Wir haben die Rechtsgrundlage dafür, Flugzeuge mit terroristischen Absichten abzuschiessen. Jedes Jahr, im Zusammenhang mit dem WEF, trainieren wir eine solche Situation zusammen mit dem Bundesrat. Die Entscheidungskompetenz hat der Chef des VBS. Während des gesamten WEF wird er von einem Einsatzoffizier der Luftwaffe begleitet. Dieser Offizier hat einen Koffer mit Karten und Funkgeräten dabei. Wir fliegen mit Munition. In Deutschland ist das nach wie vor ein grosses, kontroverses Thema; in der Schweiz zum Glück nicht.

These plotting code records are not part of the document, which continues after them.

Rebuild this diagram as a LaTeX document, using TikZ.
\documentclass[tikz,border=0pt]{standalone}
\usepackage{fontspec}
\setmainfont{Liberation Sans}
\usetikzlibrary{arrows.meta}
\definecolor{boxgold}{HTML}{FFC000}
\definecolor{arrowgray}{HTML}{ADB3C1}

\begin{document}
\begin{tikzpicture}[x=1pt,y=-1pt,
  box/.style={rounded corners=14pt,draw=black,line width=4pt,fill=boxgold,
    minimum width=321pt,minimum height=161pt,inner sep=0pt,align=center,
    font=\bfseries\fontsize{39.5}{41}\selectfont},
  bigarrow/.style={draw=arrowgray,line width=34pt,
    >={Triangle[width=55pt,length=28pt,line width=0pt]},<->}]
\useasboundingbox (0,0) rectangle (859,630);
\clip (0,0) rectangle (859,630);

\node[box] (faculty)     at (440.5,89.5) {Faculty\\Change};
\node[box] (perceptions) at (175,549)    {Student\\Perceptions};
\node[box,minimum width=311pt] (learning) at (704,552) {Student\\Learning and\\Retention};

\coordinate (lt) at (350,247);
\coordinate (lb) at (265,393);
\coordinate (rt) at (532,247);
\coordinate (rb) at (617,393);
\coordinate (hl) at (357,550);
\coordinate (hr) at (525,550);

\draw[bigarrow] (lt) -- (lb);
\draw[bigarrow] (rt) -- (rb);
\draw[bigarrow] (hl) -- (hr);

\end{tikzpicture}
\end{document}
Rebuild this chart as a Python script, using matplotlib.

Wir müssen einfach dafür sorgen, dass kein Terrorist bei grossen Konferenzen zum Beispiel in Montreux oder Genf etwas Ähnliches anrichten kann wie seinerzeit in New York.

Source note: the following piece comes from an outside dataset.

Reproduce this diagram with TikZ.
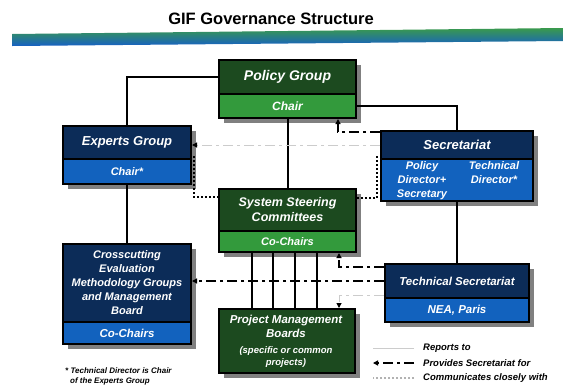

Wie wichtig ist die Kooperation mit der NATO?
Wir dürfen nicht von einer Kooperation mit der NATO sprechen. Wir sind in der „Partnership for Peace“. Wir haben also bilaterale Abkommen. So können wir zum Beispiel luftpolizeiliche Aufgaben grenzüberschreitend lösen. Und Flugzeuge aus Italien, Frankreich oder Deutschland können zu diesem Zweck auch über die Schweizer Grenze fliegen. Aber wir dürfen nicht über fremdem Boden Maschinen abschiessen. Warnschüsse sind jedoch erlaubt.

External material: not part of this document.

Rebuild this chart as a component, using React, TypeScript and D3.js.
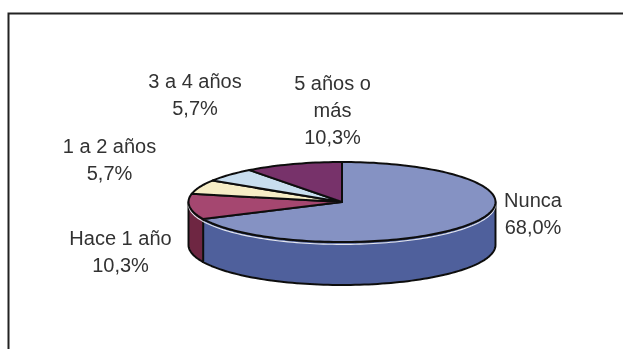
import React from "react";
import * as d3 from "d3";

const categories = ["Nunca", "Hace 1 año", "1 a 2 años", "3 a 4 años", "5 años o más"];
const values = [68.0, 10.3, 5.7, 5.7, 10.3];
const topColors = ["#8592c3", "#a5466f", "#f6edc6", "#c8deef", "#77306b"];
const wallColors = ["#4f619c", "#6e2842", "#c9c09a", "#9ab0c2", "#52204a"];
const labelLines = [["Nunca", "68,0%"], ["Hace 1 año", "10,3%"], ["1 a 2 años", "5,7%"], ["3 a 4 años", "5,7%"], ["5 años o", "más", "10,3%"]];
const labelAnchors = [[533, 207], [120.5, 245], [109.5, 153], [195, 88], [332.5, 90]];

const W = 623, H = 349;
const cx = 342, cy = 202, rx = 153.5, ry = 40, depth = 43;
const lineH = 27;

const x = d3.scaleLinear().domain([-1, 1]).range([cx - rx, cx + rx]);
const y = d3.scaleLinear().domain([-1, 1]).range([cy - ry, cy + ry]);
const rimPoint = (a: number): [number, number] => [x(Math.sin(a)), y(-Math.cos(a))];

const samples = (a0: number, a1: number) => {
  const n = Math.max(2, Math.ceil((a1 - a0) / 0.03));
  return d3.range(n + 1).map((i) => a0 + ((a1 - a0) * i) / n);
};
const line = d3.line();

const pie = d3.pie<number>().sort(null).startAngle(0).endAngle(2 * Math.PI);
const arcs = pie(values);

const topPath = (a0: number, a1: number) =>
  line([[cx, cy], ...samples(a0, a1).map(rimPoint)])! + "Z";

const frontRange = (a0: number, a1: number) => {
  const s = Math.max(a0, Math.PI / 2), e = Math.min(a1, (3 * Math.PI) / 2);
  return e > s ? [s, e] : null;
};
const wallPath = (a0: number, a1: number) => {
  const r = frontRange(a0, a1);
  if (!r) return null;
  const upper = samples(r[0], r[1]).map(rimPoint);
  const lower = upper.map(([px, py]) => [px, py + depth] as [number, number]).reverse();
  return line([...upper, ...lower])! + "Z";
};
const highlightPath = (a0: number, a1: number) => {
  const r = frontRange(a0, a1);
  if (!r) return null;
  return line(samples(r[0], r[1]).map(rimPoint).map(([px, py]) => [px, py + 2.4] as [number, number]))!;
};

export default function App() {
  return (
    <svg width={W} height={H} style={{ position: "absolute", left: 0, top: 0, background: "#fff" }}>
      <defs>
        <filter id="soft" x="-5%" y="-5%" width="110%" height="110%">
          <feGaussianBlur stdDeviation="0.55" />
        </filter>
      </defs>
      <g filter="url(#soft)">
        <path d={`M8.5,${H}V13.5H${W}`} fill="none" stroke="#222" strokeWidth={2} />
        {arcs.map((d, i) => {
          const p = wallPath(d.startAngle, d.endAngle);
          return p ? <path key={i} d={p} fill={wallColors[i]} stroke="#111" strokeWidth={2} strokeLinejoin="round" /> : null;
        })}
        {arcs.map((d, i) => {
          const p = highlightPath(d.startAngle, d.endAngle);
          return p ? <path key={i} d={p} fill="none" stroke="#e4e6ee" strokeWidth={1.1} /> : null;
        })}
        {arcs.map((d, i) => (
          <path key={i} d={topPath(d.startAngle, d.endAngle)} fill={topColors[i]} stroke="#111" strokeWidth={2} strokeLinejoin="round" />
        ))}
      </g>
      <g fontFamily="Liberation Sans" fontSize={20} fill="#333" textAnchor="middle" filter="url(#soft)">
        {categories.map((c, i) => (
          <text key={c} x={labelAnchors[i][0]} y={labelAnchors[i][1]}>
            {labelLines[i].map((t, j) => (
              <tspan key={j} x={labelAnchors[i][0]} y={labelAnchors[i][1] + j * lineH}>{t}</tspan>
            ))}
          </text>
        ))}
      </g>
    </svg>
  );
}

Aus dieser Zusammenarbeit aber kann man nicht ableiten, dass andere unserer Aufgaben erfüllen könnten. Ich höre das immer wieder.
Luftverteidigung kann man nicht outsourcen?
Das kann man nicht. Die andern haben dafür zu wenig Mittel.
Wie lange dauert es, mit einem Kampfflugzeug von einem Ende der Schweiz zum anderen zu fliegen?
Der „worst case“ ist Nord-Süd, die andere ist Genf - Schaffhausen. Für die Nord-Süd-Überquerung braucht ein Reiseflugzeug bei normaler Geschwindigkeit acht Minuten. Daher müssen wir ständig in der Luft sein, um zeitgerecht zu intervenieren.
Übrigens bekommen wir die Gripen erst 2018. Bis dahin müssen wir uns mit dem behelfen, was wir jetzt haben.
Warum ist im Zusammenhang mit der Diskussion um den Gripen die luftpolizeiliche Aufgabe nicht thematisiert worden?
Ich gehe davon aus, dass jetzt vor der Kampagne vom 18. Mai darüber gesprochen wird. Dazu muss man auch noch anmerken, dass die Schweiz das Ereignis 9/11 im Gegensatz zum Rest der Welt nicht so recht wahrgenommen hat, weil sie seinerzeit durch eigene Katastrophen beschäftigt war: Grounding der Swissair, Brand im Gotthard Tunnel und der Anschlag von Zug.